From the first line of the data below through the line bearing "plt.rcParams['font.family'] = ['Liberation", reproduce each line exactly; do not include pictures.

Data shown:
----
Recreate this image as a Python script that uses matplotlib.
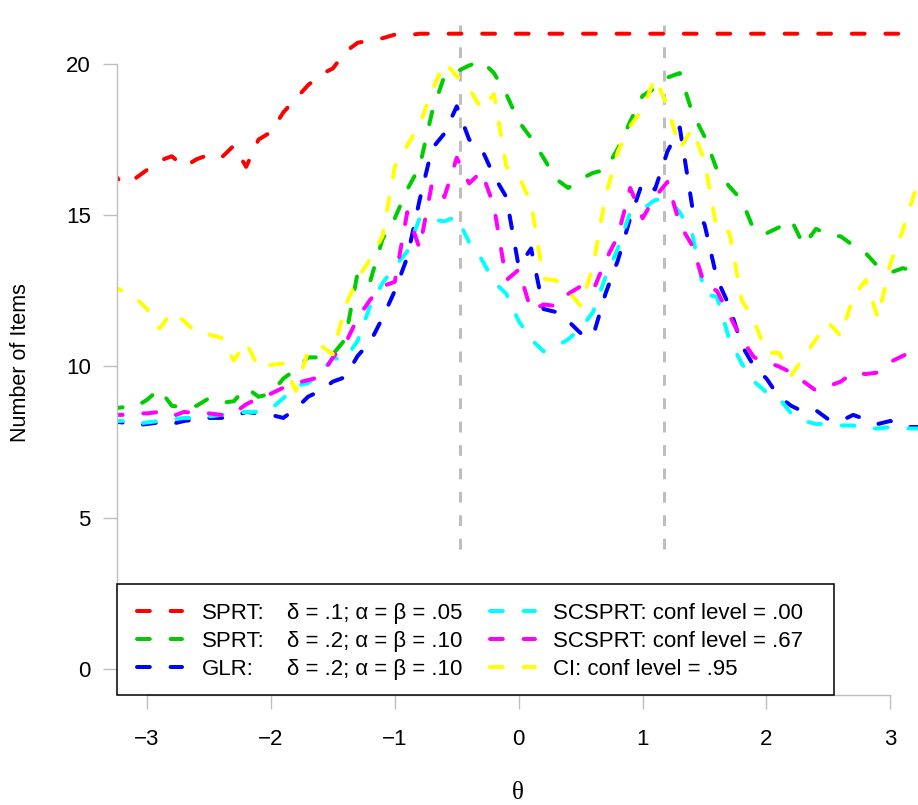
import matplotlib
matplotlib.use('Agg')
import matplotlib.pyplot as plt
from matplotlib.patches import Rectangle

plt.rcParams['font.family'] = ['Liberation Sans', 'DejaVu Sans']

# ability grid
theta = [-3.3, -3.2, -3.1, -3.0, -2.9, -2.8, -2.7, -2.6, -2.5, -2.4, -2.3, -2.2,
         -2.1, -2.0, -1.9, -1.8, -1.7, -1.6, -1.5, -1.4, -1.3, -1.2, -1.1, -1.0,
         -0.9, -0.8, -0.7, -0.6, -0.5, -0.4, -0.3, -0.2, -0.1, 0.0, 0.1, 0.2,
         0.3, 0.4, 0.5, 0.6, 0.7, 0.8, 0.9, 1.0, 1.1, 1.2, 1.3, 1.4,
         1.5, 1.6, 1.7, 1.8, 1.9, 2.0, 2.1, 2.2, 2.3, 2.4, 2.5, 2.6,
         2.7, 2.8, 2.9, 3.0, 3.1, 3.2, 3.3]

sprt_1 = [16.5, 16.05, 16.2, 16.5, 16.8, 16.95, 16.6, 16.85, 17.0, 16.9, 17.3, 16.6,
          17.5, 17.75, 18.4, 18.85, 19.3, 19.65, 19.85, 20.4, 20.7, 20.78, 20.85, 20.97,
          20.95, 21, 21, 21, 21, 21, 21, 21, 21, 21, 21, 21,
          21, 21, 21, 21, 21, 21, 21, 21, 21, 21, 21, 21,
          21, 21, 21, 21, 21, 21, 21, 21, 21, 21, 21, 21,
          21, 21, 21, 21, 21, 21, 21]
sprt_2 = [8.6, 8.65, 8.65, 8.9, 9.25, 8.7, 8.65, 8.7, 8.95, 8.8, 8.85, 9.3,
          9.0, 9.1, 9.6, 9.9, 10.3, 10.3, 10.4, 10.9, 13.1, 12.8, 14.2, 14.9,
          15.85, 16.6, 18.4, 19.6, 19.75, 19.95, 20.1, 19.7, 19.0, 18.1, 17.55, 16.9,
          16.2, 15.9, 16.2, 16.4, 16.5, 17.2, 18.1, 18.95, 19.2, 19.55, 19.7, 18.4,
          17.6, 16.5, 15.95, 15.5, 14.5, 14.4, 14.6, 14.85, 14.0, 14.55, 14.35, 14.3,
          14.0, 13.75, 13.3, 13.1, 13.25, 13.15, 13.2]
glr = [8.2, 8.15, 8.05, 8.1, 8.15, 8.1, 8.2, 8.25, 8.3, 8.3, 8.35, 8.5,
       8.45, 8.4, 8.3, 8.6, 9.0, 9.2, 9.5, 9.65, 10.35, 10.8, 11.6, 12.5,
       13.6, 15.5, 17.2, 17.7, 18.6, 17.5, 17.2, 16.3, 15.6, 13.3, 13.9, 11.9,
       11.8, 11.5, 11.1, 11.0, 12.4, 13.5, 14.9, 16.1, 15.85, 17.1, 17.9, 15.3,
       14.7, 12.9, 12.0, 10.7, 10.0, 9.6, 9.0, 8.7, 8.5, 8.55, 8.25, 8.2,
       8.4, 8.25, 8.1, 8.2, 8.0, 8.0, 8.0]
scsprt_00 = [8.2, 8.2, 8.1, 8.15, 8.2, 8.25, 8.3, 8.3, 8.35, 8.4, 8.45, 8.5,
             8.5, 8.6, 8.95, 9.35, 9.45, 9.8, 10.27, 10.24, 10.85, 12.0, 12.75, 13.3,
             13.8, 14.9, 14.85, 14.8, 14.95, 14.1, 13.55, 12.8, 12.4, 11.5, 10.9, 10.5,
             10.65, 10.9, 11.25, 11.8, 12.95, 13.9, 15.1, 15.2, 15.5, 15.55, 15.1, 14.4,
             12.4, 12.3, 10.9, 10.1, 9.5, 9.15, 8.95, 8.45, 8.2, 8.1, 8.1, 8.05,
             8.05, 7.95, 7.95, 8.0, 7.95, 7.95, 7.95]
scsprt_67 = [8.4, 8.4, 8.45, 8.45, 8.5, 8.35, 8.5, 8.45, 8.45, 8.4, 8.45, 8.75,
             8.95, 9.1, 9.3, 9.45, 9.55, 9.65, 10.3, 10.75, 11.6, 12.2, 12.65, 12.8,
             15.1, 13.9, 16.05, 15.6, 16.9, 16.05, 16.45, 15.3, 12.85, 13.2, 11.85, 12.05,
             12.0, 12.4, 12.65, 12.5, 13.5, 14.3, 15.9, 14.9, 15.6, 16.1, 14.7, 14.0,
             12.7, 12.5, 11.7, 10.9, 10.3, 10.15, 10.0, 9.8, 9.5, 9.2, 9.35, 9.5,
             9.8, 9.75, 9.8, 10.15, 10.35, 10.55, 10.7]
ci_95 = [12.7, 12.5, 12.3, 11.9, 11.25, 11.8, 11.5, 11.1, 11.05, 10.95, 10.2, 10.8,
         9.95, 10.05, 10.1, 9.2, 10.5, 10.7, 10.4, 12.0, 12.9, 13.55, 14.3, 16.6,
         17.3, 18.0, 19.1, 20.05, 19.6, 19.2, 18.5, 19.0, 16.6, 16.3, 15.4, 12.9,
         12.85, 12.5, 12.0, 13.3, 15.6, 17.1, 17.95, 18.5, 19.55, 18.6, 17.2, 17.85,
         16.8, 14.5, 14.45, 12.2, 11.5, 10.45, 10.45, 9.7, 10.3, 10.9, 11.45, 11.0,
         12.3, 12.85, 11.6, 13.4, 14.5, 15.8, 17.0]

series = [sprt_1, sprt_2, glr, scsprt_00, scsprt_67, ci_95]
colors = ['#FF0000', '#00CD00', '#0000FF', '#00FFFF', '#FF00FF', '#FFFF00']
names = ['SPRT:', 'SPRT:', 'GLR:']
params = ['δ = .1; α = β = .05', 'δ = .2; α = β = .10', 'δ = .2; α = β = .10']
names2 = ['SCSPRT: conf level = .00', 'SCSPRT: conf level = .67', 'CI: conf level = .95']
cutpoints = [-0.47, 1.175]

W, H = 918, 805
L, R, B, T = 117.3, 918.0, 695.3, 8.3   # plot region in pixels
fig = plt.figure(figsize=(W / 100, H / 100), dpi=100)
ax = fig.add_axes([L / W, 1 - B / H, (R - L) / W, (B - T) / H])
ax.set_xlim(-3.24, 3.223)
ax.set_ylim(-0.869, 21.84)

def fx(px):
    return (px - L) / (R - L)

def fy(py):
    return (B - py) / (B - T)

for c in cutpoints:
    ax.plot([c, c], [3.97, 21.3], color='#BEBEBE', lw=2.16, dashes=(3.6, 4.2),
            dash_capstyle='butt', zorder=1)

for y, col in zip(series, colors):
    ax.plot(theta, y, color=col, lw=2.88, dashes=(3.2, 5.2), dash_capstyle='round', zorder=2)

for s in ['top', 'right']:
    ax.spines[s].set_visible(False)
for s in ['left', 'bottom']:
    ax.spines[s].set_color('#BEBEBE')
    ax.spines[s].set_linewidth(1.0)
ax.spines['left'].set_bounds(0, 20)
ax.spines['bottom'].set_bounds(-3, 3)
ax.set_xticks([-3, -2, -1, 0, 1, 2, 3])
ax.set_yticks([0, 5, 10, 15, 20])
ax.tick_params(color='#BEBEBE', labelcolor='black', length=10, width=1.0, labelsize=16)
ax.tick_params(axis='x', pad=14)
ax.tick_params(axis='y', pad=9)

fig.text(21 / W, 1 - 363 / H, 'Number of Items', rotation=90, ha='center', va='center', fontsize=15.5)
fig.text(518 / W, 1 - 793 / H, 'θ', ha='center', va='center', fontsize=18,
         family=['Liberation Serif', 'DejaVu Serif'])

# legend box
ax.add_patch(Rectangle((fx(117.3), fy(695.3)), fx(833.7) - fx(117.3), fy(584) - fy(695.3),
                       transform=ax.transAxes, fc='white', ec='black', lw=1.1,
                       zorder=5, clip_on=False))
for i in range(3):
    yc = 610.7 + 28.3 * i
    ax.plot([fx(136.7), fx(181.7)], [fy(yc), fy(yc)], transform=ax.transAxes,
            color=colors[i], lw=2.88, dashes=(3.2, 5.2), dash_capstyle='round',
            zorder=6, clip_on=False)
    ax.plot([fx(489.5), fx(534.5)], [fy(yc), fy(yc)], transform=ax.transAxes,
            color=colors[i + 3], lw=2.88, dashes=(3.2, 5.2), dash_capstyle='round',
            zorder=6, clip_on=False)
    ax.text(fx(201.7), fy(yc + 7.8), names[i], transform=ax.transAxes,
            fontsize=16, va='baseline', zorder=7)
    ax.text(fx(286.7), fy(yc + 7.8), params[i], transform=ax.transAxes,
            fontsize=16, va='baseline', zorder=7)
    ax.text(fx(553), fy(yc + 7.8), names2[i], transform=ax.transAxes,
            fontsize=16, va='baseline', zorder=7)

fig.savefig('out.png', dpi=100)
----
Result:
Recreate this image as a Python script that uses matplotlib.
import matplotlib
matplotlib.use('Agg')
import matplotlib.pyplot as plt
from matplotlib.patches import Rectangle

plt.rcParams['font.family'] = ['Liberation Sans', 'DejaVu Sans']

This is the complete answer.